• Your objective:
Reproduce all the lines exactly as they stand, apart from the pictures.

• Information provided:
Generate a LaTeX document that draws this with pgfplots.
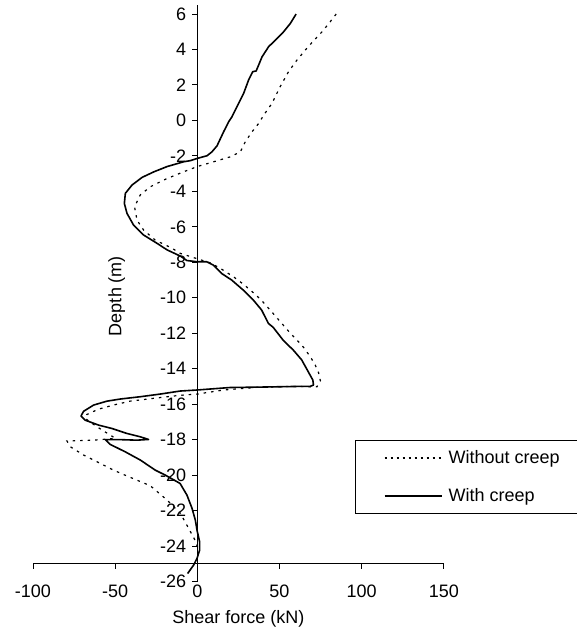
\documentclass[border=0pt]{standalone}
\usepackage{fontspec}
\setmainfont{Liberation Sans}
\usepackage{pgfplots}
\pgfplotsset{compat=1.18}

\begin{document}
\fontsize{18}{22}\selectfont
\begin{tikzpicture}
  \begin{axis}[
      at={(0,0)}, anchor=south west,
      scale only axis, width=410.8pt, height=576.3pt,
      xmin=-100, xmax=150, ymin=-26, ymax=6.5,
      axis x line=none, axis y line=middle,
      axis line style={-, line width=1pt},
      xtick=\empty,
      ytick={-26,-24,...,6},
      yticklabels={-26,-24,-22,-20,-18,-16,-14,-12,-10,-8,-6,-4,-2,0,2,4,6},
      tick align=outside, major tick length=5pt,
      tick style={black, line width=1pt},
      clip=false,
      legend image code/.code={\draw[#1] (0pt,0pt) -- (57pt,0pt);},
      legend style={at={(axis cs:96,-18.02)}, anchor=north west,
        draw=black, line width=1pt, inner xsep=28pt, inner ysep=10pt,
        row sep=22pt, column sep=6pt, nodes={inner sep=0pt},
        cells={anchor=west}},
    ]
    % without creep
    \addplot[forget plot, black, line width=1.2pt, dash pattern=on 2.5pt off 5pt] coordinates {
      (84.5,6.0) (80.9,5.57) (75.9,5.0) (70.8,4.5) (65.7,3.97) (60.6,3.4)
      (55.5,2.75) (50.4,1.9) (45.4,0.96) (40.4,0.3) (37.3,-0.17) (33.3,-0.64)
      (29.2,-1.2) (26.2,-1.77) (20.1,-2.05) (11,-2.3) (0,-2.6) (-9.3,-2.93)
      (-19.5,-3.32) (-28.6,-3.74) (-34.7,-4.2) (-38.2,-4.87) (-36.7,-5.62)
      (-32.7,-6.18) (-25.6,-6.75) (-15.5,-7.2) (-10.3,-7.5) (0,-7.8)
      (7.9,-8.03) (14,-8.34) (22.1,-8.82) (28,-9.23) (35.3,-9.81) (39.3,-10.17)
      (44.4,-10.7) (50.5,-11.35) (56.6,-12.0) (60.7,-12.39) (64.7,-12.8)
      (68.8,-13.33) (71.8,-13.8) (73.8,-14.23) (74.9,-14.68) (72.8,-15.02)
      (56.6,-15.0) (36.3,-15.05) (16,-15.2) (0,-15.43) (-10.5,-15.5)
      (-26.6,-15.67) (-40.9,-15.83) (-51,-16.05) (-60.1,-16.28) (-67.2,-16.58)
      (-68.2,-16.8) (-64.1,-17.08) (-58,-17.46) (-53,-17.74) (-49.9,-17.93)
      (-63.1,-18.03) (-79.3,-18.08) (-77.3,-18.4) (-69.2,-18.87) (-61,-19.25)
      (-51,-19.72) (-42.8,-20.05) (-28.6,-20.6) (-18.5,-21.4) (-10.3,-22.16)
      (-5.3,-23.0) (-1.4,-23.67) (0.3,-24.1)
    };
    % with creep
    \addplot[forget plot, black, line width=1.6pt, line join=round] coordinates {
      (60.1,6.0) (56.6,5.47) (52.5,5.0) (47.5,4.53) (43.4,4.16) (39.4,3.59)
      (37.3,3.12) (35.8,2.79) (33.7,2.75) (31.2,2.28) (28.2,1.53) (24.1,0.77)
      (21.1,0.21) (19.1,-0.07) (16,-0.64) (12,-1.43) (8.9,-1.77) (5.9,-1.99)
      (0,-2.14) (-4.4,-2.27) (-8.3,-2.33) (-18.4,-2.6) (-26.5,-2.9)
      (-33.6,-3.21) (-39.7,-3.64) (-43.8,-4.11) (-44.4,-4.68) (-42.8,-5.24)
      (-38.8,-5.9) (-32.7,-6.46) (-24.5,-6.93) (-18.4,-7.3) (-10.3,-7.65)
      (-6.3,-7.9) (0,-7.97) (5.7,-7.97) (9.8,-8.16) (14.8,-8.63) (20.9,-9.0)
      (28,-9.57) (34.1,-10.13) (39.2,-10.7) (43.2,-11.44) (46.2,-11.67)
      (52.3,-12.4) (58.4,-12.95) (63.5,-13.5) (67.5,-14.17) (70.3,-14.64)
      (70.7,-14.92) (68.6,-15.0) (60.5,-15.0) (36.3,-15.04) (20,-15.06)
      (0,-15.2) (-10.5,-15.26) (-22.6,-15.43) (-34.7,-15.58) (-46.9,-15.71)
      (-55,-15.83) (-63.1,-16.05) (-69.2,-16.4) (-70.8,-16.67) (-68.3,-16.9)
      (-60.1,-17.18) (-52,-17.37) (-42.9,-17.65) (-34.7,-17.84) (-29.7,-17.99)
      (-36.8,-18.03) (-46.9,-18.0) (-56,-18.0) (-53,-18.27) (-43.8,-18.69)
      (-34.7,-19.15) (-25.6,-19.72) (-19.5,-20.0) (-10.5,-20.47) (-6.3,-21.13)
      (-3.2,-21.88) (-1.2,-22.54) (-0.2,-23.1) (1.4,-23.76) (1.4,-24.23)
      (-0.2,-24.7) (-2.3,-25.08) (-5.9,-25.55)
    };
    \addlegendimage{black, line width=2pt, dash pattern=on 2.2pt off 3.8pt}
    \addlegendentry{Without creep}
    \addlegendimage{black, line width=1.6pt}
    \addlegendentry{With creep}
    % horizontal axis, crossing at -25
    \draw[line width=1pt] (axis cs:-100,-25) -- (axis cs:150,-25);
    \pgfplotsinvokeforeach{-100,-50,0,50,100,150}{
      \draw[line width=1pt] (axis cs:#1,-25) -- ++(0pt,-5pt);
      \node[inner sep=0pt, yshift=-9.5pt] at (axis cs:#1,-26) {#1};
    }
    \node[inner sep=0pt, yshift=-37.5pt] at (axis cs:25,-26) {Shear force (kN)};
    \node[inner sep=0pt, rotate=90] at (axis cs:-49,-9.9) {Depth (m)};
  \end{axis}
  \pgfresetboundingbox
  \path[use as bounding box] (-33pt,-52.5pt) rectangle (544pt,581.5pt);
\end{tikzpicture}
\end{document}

• The output:
Generate a LaTeX document that draws this with pgfplots.
\documentclass[border=0pt]{standalone}
\usepackage{fontspec}
\setmainfont{Liberation Sans}
\usepackage{pgfplots}
\pgfplotsset{compat=1.18}

\begin{document}
\fontsize{18}{22}\selectfont
\begin{tikzpicture}
  \begin{axis}[
      at={(0,0)}, anchor=south west,
      scale only axis, width=410.8pt, height=576.3pt,
      xmin=-100, xmax=150, ymin=-26, ymax=6.5,
      axis x line=none, axis y line=middle,
      axis line style={-, line width=1pt},
      xtick=\empty,
      ytick={-26,-24,...,6},
      yticklabels={-26,-24,-22,-20,-18,-16,-14,-12,-10,-8,-6,-4,-2,0,2,4,6},
      tick align=outside, major tick length=5pt,
      tick style={black, line width=1pt},
      clip=false,
      legend image code/.code={\draw[#1] (0pt,0pt) -- (57pt,0pt);},
      legend style={at={(axis cs:96,-18.02)}, anchor=north west,
        draw=black, line width=1pt, inner xsep=28pt, inner ysep=10pt,
        row sep=22pt, column sep=6pt, nodes={inner sep=0pt},
        cells={anchor=west}},
    ]
    % without creep
    \addplot[forget plot, black, line width=1.2pt, dash pattern=on 2.5pt off 5pt] coordinates {
      (84.5,6.0) (80.9,5.57) (75.9,5.0) (70.8,4.5) (65.7,3.97) (60.6,3.4)
      (55.5,2.75) (50.4,1.9) (45.4,0.96) (40.4,0.3) (37.3,-0.17) (33.3,-0.64)
      (29.2,-1.2) (26.2,-1.77) (20.1,-2.05) (11,-2.3) (0,-2.6) (-9.3,-2.93)
      (-19.5,-3.32) (-28.6,-3.74) (-34.7,-4.2) (-38.2,-4.87) (-36.7,-5.62)
      (-32.7,-6.18) (-25.6,-6.75) (-15.5,-7.2) (-10.3,-7.5) (0,-7.8)
      (7.9,-8.03) (14,-8.34) (22.1,-8.82) (28,-9.23) (35.3,-9.81) (39.3,-10.17)
      (44.4,-10.7) (50.5,-11.35) (56.6,-12.0) (60.7,-12.39) (64.7,-12.8)
      (68.8,-13.33) (71.8,-13.8) (73.8,-14.23) (74.9,-14.68) (72.8,-15.02)
      (56.6,-15.0) (36.3,-15.05) (16,-15.2) (0,-15.43) (-10.5,-15.5)
      (-26.6,-15.67) (-40.9,-15.83) (-51,-16.05) (-60.1,-16.28) (-67.2,-16.58)
      (-68.2,-16.8) (-64.1,-17.08) (-58,-17.46) (-53,-17.74) (-49.9,-17.93)
      (-63.1,-18.03) (-79.3,-18.08) (-77.3,-18.4) (-69.2,-18.87) (-61,-19.25)
      (-51,-19.72) (-42.8,-20.05) (-28.6,-20.6) (-18.5,-21.4) (-10.3,-22.16)
      (-5.3,-23.0) (-1.4,-23.67) (0.3,-24.1)
    };
    % with creep
    \addplot[forget plot, black, line width=1.6pt, line join=round] coordinates {
      (60.1,6.0) (56.6,5.47) (52.5,5.0) (47.5,4.53) (43.4,4.16) (39.4,3.59)
      (37.3,3.12) (35.8,2.79) (33.7,2.75) (31.2,2.28) (28.2,1.53) (24.1,0.77)
      (21.1,0.21) (19.1,-0.07) (16,-0.64) (12,-1.43) (8.9,-1.77) (5.9,-1.99)
      (0,-2.14) (-4.4,-2.27) (-8.3,-2.33) (-18.4,-2.6) (-26.5,-2.9)
      (-33.6,-3.21) (-39.7,-3.64) (-43.8,-4.11) (-44.4,-4.68) (-42.8,-5.24)
      (-38.8,-5.9) (-32.7,-6.46) (-24.5,-6.93) (-18.4,-7.3) (-10.3,-7.65)
      (-6.3,-7.9) (0,-7.97) (5.7,-7.97) (9.8,-8.16) (14.8,-8.63) (20.9,-9.0)
      (28,-9.57) (34.1,-10.13) (39.2,-10.7) (43.2,-11.44) (46.2,-11.67)
      (52.3,-12.4) (58.4,-12.95) (63.5,-13.5) (67.5,-14.17) (70.3,-14.64)
      (70.7,-14.92) (68.6,-15.0) (60.5,-15.0) (36.3,-15.04) (20,-15.06)
      (0,-15.2) (-10.5,-15.26) (-22.6,-15.43) (-34.7,-15.58) (-46.9,-15.71)
      (-55,-15.83) (-63.1,-16.05) (-69.2,-16.4) (-70.8,-16.67) (-68.3,-16.9)
      (-60.1,-17.18) (-52,-17.37) (-42.9,-17.65) (-34.7,-17.84) (-29.7,-17.99)
      (-36.8,-18.03) (-46.9,-18.0) (-56,-18.0) (-53,-18.27) (-43.8,-18.69)
      (-34.7,-19.15) (-25.6,-19.72) (-19.5,-20.0) (-10.5,-20.47) (-6.3,-21.13)
      (-3.2,-21.88) (-1.2,-22.54) (-0.2,-23.1) (1.4,-23.76) (1.4,-24.23)
      (-0.2,-24.7) (-2.3,-25.08) (-5.9,-25.55)
    };
    \addlegendimage{black, line width=2pt, dash pattern=on 2.2pt off 3.8pt}
    \addlegendentry{Without creep}
    \addlegendimage{black, line width=1.6pt}
    \addlegendentry{With creep}
    % horizontal axis, crossing at -25
    \draw[line width=1pt] (axis cs:-100,-25) -- (axis cs:150,-25);
    \pgfplotsinvokeforeach{-100,-50,0,50,100,150}{
      \draw[line width=1pt] (axis cs:#1,-25) -- ++(0pt,-5pt);
      \node[inner sep=0pt, yshift=-9.5pt] at (axis cs:#1,-26) {#1};
    }
    \node[inner sep=0pt, yshift=-37.5pt] at (axis cs:25,-26) {Shear force (kN)};
    \node[inner sep=0pt, rotate=90] at (axis cs:-49,-9.9) {Depth (m)};
  \end{axis}
  \pgfresetboundingbox
  \path[use as bounding box] (-33pt,-52.5pt) rectangle (544pt,581.5pt);
\end{tikzpicture}
\end{document}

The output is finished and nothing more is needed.